I want to share something from personal experience. A few years ago I was very heavily interested in a girl I meet from the internet. I believed it was a nice first date and felt really connected with her -- just like the OP. Like him, I left a message to her on her answering machine and she didn't call back. IN turn, I started having anger tantrums towards her because she didn't reciprocate back in interest and even blasted her in a subsequent message for not returning my call. (Appeared to have a short fuse with this girl for some reason, no girl gave me these sort of rises before or afterwards or tantrums)

 

A few months later, we did go out on a second meeting, and it lasted for three meetings because I never gave up, and really persisted. Regretably.

She slept with another guy and got dumped by him, losing her virginity before noticing me as a backup plan. (whether this is true or not is left to my own speculation).
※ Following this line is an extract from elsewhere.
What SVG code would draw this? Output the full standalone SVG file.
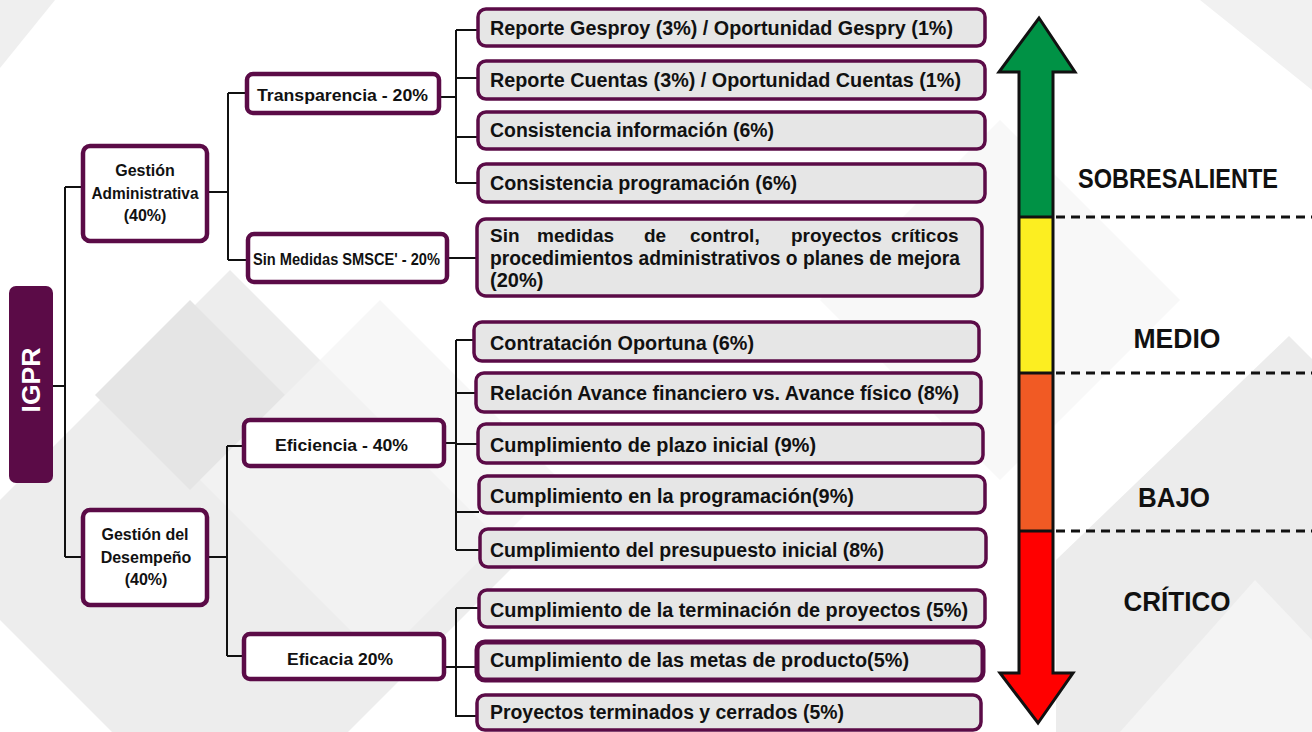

Retrospectfully, I looked for that since I should have just taken a hint the first time.

 

The point of the matter is you do not want to pursue someone too much because you put her on a pedistle, make her seem like she's doing you a favour by spending time with you and you give her a license basically to treat you like garbage because you need her way more than she needs you or a backup plan if the guy she's really interested in drops her like a hot potatoe.

 

If a girl doesn't give you any further chance after a 1-2 dates, then the terms where you may end up having further dates with her may be too rotten that you should be happy she choose to self-eliminate herself. Also be prepared to reject her if she comes around to you later. That may mean some other guy blew her off that she's may be seeing now.